Letting go of unnecessary emotional labor doesn’t make you less caring. It makes you more present and grounded.
5. The Dreams That No Longer Fit
There’s also a quiet grief in outgrowing an old dream. The career you once chased. The version of success that felt important in your thirties. The ambition that made sense in one season but no longer reflects your values or capacity.
When you release a dream, you’re not giving up. It’s an act of courage to see yourself as you truly are. But that doesn’t mean you quit dreaming!
“Dream Big, Start Small.” Here’s the one thing you can do today.
Try this somatic exercise for shedding the things you’ve outgrown.
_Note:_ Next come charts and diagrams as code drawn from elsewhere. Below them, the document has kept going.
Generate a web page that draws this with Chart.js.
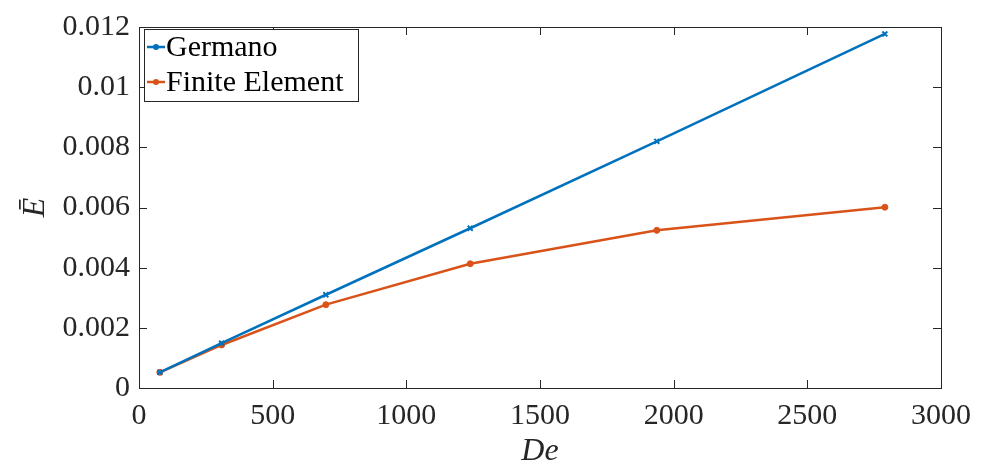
<!DOCTYPE html>
<html>
<head>
<meta charset="utf-8">
<script src="https://cdn.jsdelivr.net/npm/chart.js@4"></script>
<style>
  html, body { margin: 0; padding: 0; background: #fff; }
  #wrap { width: 981px; height: 470px; }
</style>
</head>
<body>
<div id="wrap"><canvas id="chart" width="981" height="470"></canvas></div>
<script>
// De values (x) and the two series
const deValues = [78, 309, 699, 1239, 1937, 2790];
const germano = [0.00052, 0.00149, 0.00310, 0.00531, 0.00820, 0.01177];
const finiteElement = [0.00052, 0.00143, 0.00277, 0.00413, 0.00524, 0.00601];
const seriesNames = ['Germano', 'Finite Element'];
const xTicks = [0, 500, 1000, 1500, 2000, 2500, 3000];
const yTicks = [0, 0.002, 0.004, 0.006, 0.008, 0.01, 0.012];

const FONT = "'Liberation Serif', 'DejaVu Serif', serif";
const AXIS = '#262626';

// inward ticks, box, axis titles and the legend box (MATLAB look)
const matlabFrame = {
    id: 'matlabFrame',
    afterDraw(chart) {
        const { ctx, chartArea: a, scales: { x, y } } = chart;
        ctx.save();
        ctx.strokeStyle = AXIS;
        ctx.lineWidth = 1;
        ctx.strokeRect(a.left + 0.5, a.top + 0.5, a.right - a.left, a.bottom - a.top);
        ctx.beginPath();
        xTicks.forEach(v => {
            const px = Math.round(x.getPixelForValue(v)) + 0.5;
            ctx.moveTo(px, a.bottom); ctx.lineTo(px, a.bottom - 8);
            ctx.moveTo(px, a.top); ctx.lineTo(px, a.top + 8);
        });
        yTicks.forEach(v => {
            const py = Math.round(y.getPixelForValue(v)) + 0.5;
            ctx.moveTo(a.left, py); ctx.lineTo(a.left + 8, py);
            ctx.moveTo(a.right, py); ctx.lineTo(a.right - 8, py);
        });
        ctx.stroke();

        // axis titles
        ctx.fillStyle = AXIS;
        ctx.font = 'italic 32px ' + FONT;
        ctx.textAlign = 'center';
        ctx.textBaseline = 'middle';
        ctx.fillText('De', (a.left + a.right) / 2, 452);
        ctx.save();
        ctx.translate(36, (a.top + a.bottom) / 2);
        ctx.rotate(-Math.PI / 2);
        ctx.fillText('\u0112', 0, 0);
        ctx.restore();

        // legend
        const lx = 144, ly = 29, lw = 214, lh = 72;
        ctx.fillStyle = '#fff';
        ctx.fillRect(lx, ly, lw, lh);
        ctx.strokeStyle = AXIS;
        ctx.lineWidth = 1;
        ctx.strokeRect(lx + 0.5, ly + 0.5, lw, lh);
        ctx.font = '30px ' + FONT;
        ctx.textAlign = 'left';
        ctx.textBaseline = 'middle';
        chart.data.datasets.forEach((ds, i) => {
            const cy = ly + 18 + i * 35;
            ctx.strokeStyle = ds.borderColor;
            ctx.lineWidth = 2.5;
            ctx.beginPath();
            ctx.moveTo(lx + 3, cy); ctx.lineTo(lx + 21, cy);
            ctx.stroke();
            ctx.fillStyle = ds.borderColor;
            ctx.beginPath();
            ctx.arc(lx + 12, cy, 3, 0, Math.PI * 2);
            ctx.fill();
            ctx.fillStyle = '#000';
            ctx.fillText(ds.label, lx + 22, cy + 1);
        });
        ctx.restore();
    }
};

new Chart(document.getElementById('chart'), {
    type: 'line',
    data: {
        datasets: [
            {
                label: seriesNames[0],
                data: deValues.map((d, i) => ({ x: d, y: germano[i] })),
                borderColor: '#0072BD',
                backgroundColor: '#0072BD',
                borderWidth: 2.5,
                pointStyle: 'crossRot',
                pointRadius: 3.5,
                pointBorderWidth: 2,
                tension: 0
            },
            {
                label: seriesNames[1],
                data: deValues.map((d, i) => ({ x: d, y: finiteElement[i] })),
                borderColor: '#D95319',
                backgroundColor: '#D95319',
                borderWidth: 2.5,
                pointStyle: 'circle',
                pointRadius: 3,
                pointBorderWidth: 1,
                tension: 0
            }
        ]
    },
    options: {
        responsive: false,
        animation: false,
        layout: { padding: { left: 0, right: 39, top: 24, bottom: 0 } },
        plugins: { legend: { display: false }, tooltip: { enabled: false } },
        scales: {
            x: {
                type: 'linear',
                min: 0, max: 3000,
                afterFit: s => { s.height = 82; },
                afterBuildTicks: s => { s.ticks = xTicks.map(v => ({ value: v })); },
                grid: { display: false, drawTicks: false },
                border: { display: false },
                ticks: {
                    color: AXIS, padding: 10, font: { family: FONT, size: 30 }, maxRotation: 0,
                    callback: v => String(v)
                }
            },
            y: {
                min: 0, max: 0.012,
                afterFit: s => { s.width = 139; },
                afterBuildTicks: s => { s.ticks = yTicks.map(v => ({ value: v })); },
                grid: { display: false, drawTicks: false },
                border: { display: false },
                ticks: {
                    color: AXIS, padding: 9, font: { family: FONT, size: 30 },
                    callback: v => String(parseFloat(v.toFixed(3)))
                }
            }
        }
    },
    plugins: [matlabFrame]
});
</script>
</body>
</html>
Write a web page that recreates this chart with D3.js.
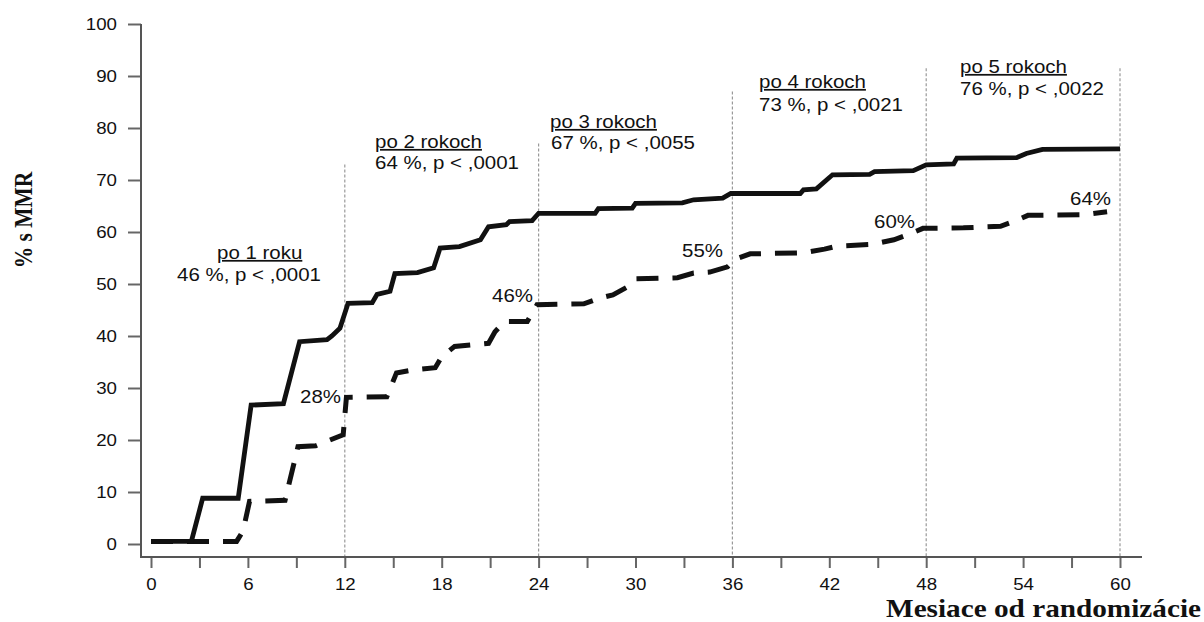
<!DOCTYPE html>
<html>
<head>
<meta charset="utf-8">
<script src="https://cdn.jsdelivr.net/npm/d3@7"></script>
<style>
  body { margin: 0; background: #fff; }
  text { font-family: "Liberation Sans", Arial, sans-serif; fill: #111; }
</style>
</head>
<body>
<div id="chart"></div>
<script>
// Chart values (months, % s MMR)
var imatinibMonths = [0, 2.5, 3.2, 5.4, 6.2, 8.2, 9.2, 10.9, 11.2, 11.7, 12.2, 13.7, 14.0, 14.8, 15.1, 16.5, 17.5, 17.9, 19.1, 20.4, 20.9, 22, 22.2, 23.6, 24, 27.5, 27.7, 29.8, 30, 32.9, 33.6, 35.4, 35.9, 40.2, 40.4, 41.2, 42.2, 44.5, 44.8, 47.2, 48, 49.7, 49.9, 53.6, 54.2, 55.2, 60];
var imatinibPct = [0.5, 0.5, 8.8, 8.8, 26.7, 27, 38.9, 39.3, 40, 41.5, 46.3, 46.4, 48, 48.6, 52, 52.2, 53.1, 56.9, 57.2, 58.5, 61, 61.4, 62, 62.2, 63.6, 63.6, 64.5, 64.6, 65.5, 65.6, 66.2, 66.5, 67.4, 67.4, 68.1, 68.3, 71, 71.1, 71.6, 71.8, 72.9, 73.1, 74.2, 74.3, 75.1, 75.9, 76];

var compareMonths = [0, 5.3, 5.7, 6.1, 8.3, 9.1, 10.2, 11.9, 12.1, 14.6, 15.2, 16.3, 17.6, 18, 18.8, 20.9, 21.3, 21.9, 23.3, 23.9, 26.8, 27.8, 28.6, 29.6, 30, 32.6, 33.6, 34.6, 35.7, 36.2, 37.1, 40.4, 41.7, 42.5, 44.6, 46, 46.8, 47.8, 50.3, 52.6, 53.4, 54.3, 57.7, 59.2];
var comparePct = [0.5, 0.5, 2.5, 8.2, 8.4, 18.7, 18.9, 21, 28.2, 28.3, 32.9, 33.5, 33.9, 36, 38, 38.6, 40.8, 42.8, 42.8, 46, 46.2, 47.3, 47.9, 49.6, 51, 51.2, 52.1, 52.3, 53.3, 54.8, 55.8, 56, 56.7, 57.3, 57.6, 58.5, 59.4, 60.7, 60.8, 61.1, 62, 63.2, 63.3, 63.9];

// yearly reference lines
var refMonths = [12, 24, 36, 48, 60];
var refTops = [73, 77, 87, 91.5, 91.5];

var yearTitles = ["po 1 roku", "po 2 rokoch", "po 3 rokoch", "po 4 rokoch", "po 5 rokoch"];
var yearStats = ["46 %, p < ,0001", "64 %, p < ,0001", "67 %, p < ,0055", "73 %, p < ,0021", "76 %, p < ,0022"];
var compareLabels = ["28%", "46%", "55%", "60%", "64%"];

var xTicks = d3.range(0, 61, 3);
var yTicks = d3.range(0, 101, 10);

// Set up the svg params
var svgWidth = 1204;
var svgHeight = 622;
var SX = 1.17; // the source picture is stretched horizontally

var svg = d3.select("#chart").append("svg")
    .attr("width", svgWidth)
    .attr("height", svgHeight);

var xScale = d3.scaleLinear().domain([0, 60]).range([151, 1120]);
var yScale = d3.scaleLinear().domain([0, 100]).range([544, 24]);

var axisX = 141;   // y axis line position
var axisY = 557;   // x axis line position

// dotted yearly lines
svg.append("g").selectAll("line")
    .data(refMonths)
    .enter()
    .append("line")
    .attr("x1", d => xScale(d))
    .attr("x2", d => xScale(d))
    .attr("y1", (d, i) => yScale(refTops[i]))
    .attr("y2", axisY)
    .attr("stroke", "#999")
    .attr("stroke-width", 1.2)
    .attr("stroke-dasharray", "3,2");

// axes
var leftAxis = d3.axisLeft(yScale).tickValues(yTicks).tickSize(13).tickPadding(11).tickSizeOuter(0);
var bottomAxis = d3.axisBottom(xScale).tickValues(xTicks).tickSize(11).tickPadding(10).tickSizeOuter(0)
    .tickFormat(d => d % 6 === 0 ? d : "");

var gy = svg.append("g")
    .attr("transform", `translate(${axisX}, 0)`)
    .call(leftAxis);
var gx = svg.append("g")
    .attr("transform", `translate(0, ${axisY})`)
    .call(bottomAxis);

[gx, gy].forEach(g => {
    g.select(".domain").remove();
    g.selectAll("line").attr("stroke", "#666").attr("stroke-width", 2);
    g.selectAll("text")
        .attr("font-family", "'Liberation Sans', Arial, sans-serif")
        .attr("font-size", 17)
        .attr("fill", "#222")
        .attr("transform", "scale(1.1,1)");
});
gy.selectAll("text").attr("x", -24 / 1.1);

svg.append("line")
    .attr("x1", axisX).attr("x2", axisX)
    .attr("y1", yScale(100)).attr("y2", axisY + 1)
    .attr("stroke", "#555").attr("stroke-width", 2);
svg.append("line")
    .attr("x1", axisX - 1).attr("x2", 1142)
    .attr("y1", axisY).attr("y2", axisY)
    .attr("stroke", "#555").attr("stroke-width", 2);

// curves
var line = d3.line()
    .x(d => xScale(d[0]))
    .y(d => yScale(d[1]));

svg.append("path")
    .datum(compareMonths.map((m, i) => [m, comparePct[i]]))
    .attr("d", line)
    .attr("fill", "none")
    .attr("stroke", "#111")
    .attr("stroke-width", 5)
    .attr("stroke-dasharray", "22,14");

svg.append("path")
    .datum(imatinibMonths.map((m, i) => [m, imatinibPct[i]]))
    .attr("d", line)
    .attr("fill", "none")
    .attr("stroke", "#111")
    .attr("stroke-width", 4.8);

// text helper: stretched horizontally like the source
function addText(x, y, str, size) {
    return svg.append("text")
        .attr("transform", `translate(${x}, ${y}) scale(${SX},1)`)
        .attr("font-size", size)
        .text(str);
}

// yearly annotations (left edge / baseline in px)
var titlePos = [[217, 259], [375, 148], [550, 128], [759, 88], [960, 73]];
var statPos = [[177, 281], [375, 169], [551, 149], [759, 111], [960, 95]];

yearTitles.forEach((t, i) => {
    addText(titlePos[i][0], titlePos[i][1], t, 17.5)
        .style("text-decoration", "underline");
    addText(statPos[i][0], statPos[i][1], yearStats[i], 17.5);
});

var pctPos = [[300, 403], [492, 302], [682, 257], [874, 228], [1070, 205]];
compareLabels.forEach((t, i) => {
    addText(pctPos[i][0], pctPos[i][1], t, 17.5);
});

// axis titles
svg.append("text")
    .attr("transform", `translate(32, 220) scale(${SX},1) rotate(-90)`)
    .attr("text-anchor", "middle")
    .style("font-family", "'Liberation Serif', 'Times New Roman', serif")
    .attr("font-weight", "bold")
    .attr("font-size", 21.5)
    .text("% s MMR");

svg.append("text")
    .attr("transform", `translate(1201, 617) scale(${SX},1)`)
    .attr("text-anchor", "end")
    .style("font-family", "'Liberation Serif', 'Times New Roman', serif")
    .attr("font-weight", "bold")
    .attr("font-size", 25)
    .text("Mesiace od randomizácie");
</script>
</body>
</html>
Close your eyes gently and take a slow breath in through the nose. As you exhale, feel your weight settle downward into the floor or chair.
Bring your attention to your shoulders. On your next inhale, lift both shoulders toward your ears. Exhale and let them drop completely. Feel the soft release.
Place one hand on your heart and one on your belly. Ask your body, not your mind: What have I been carrying that no longer belongs to me?
You may feel a sensation, an image, or simply a sense of knowing. Let whatever arises be enough.
Finish with one long breath out, as if you are clearing space inside yourself for something new to emerge.
Peacefully Shed The Things We Outgrow
Outgrowing is uncomfortable because it asks us to walk away from the familiar before we know exactly what comes next. It’s a doorway, not a destination. This is the moment when you choose alignment over habit and truth over expectation. What you outgrow points directly to what you are ready to move toward.
When you honor what you’ve outgrown, you create space for the experiences, relationships, and possibilities that match the woman you’re becoming. You step into your next chapter with less weight, more clarity, and a deeper sense of personal freedom.
This is the quiet power of November. Letting go is preparation. You’re not falling apart. You’re coming into clarity. And I’d love to partner with you as you step forward. If you’re ready to commit to sustainable growth, contact me and let’s talk. If you’d like to get a taste of the tools I use to let go of the things we outgrow, check out my Introduction to Stepping Forward Program.
What belief, role, or expectation feels heavier now than it did a few years ago, and what is this telling me?
Where am I holding onto something out of familiarity rather than alignment?
If I gave myself full permission to evolve, what version of myself is quietly asking to emerge next?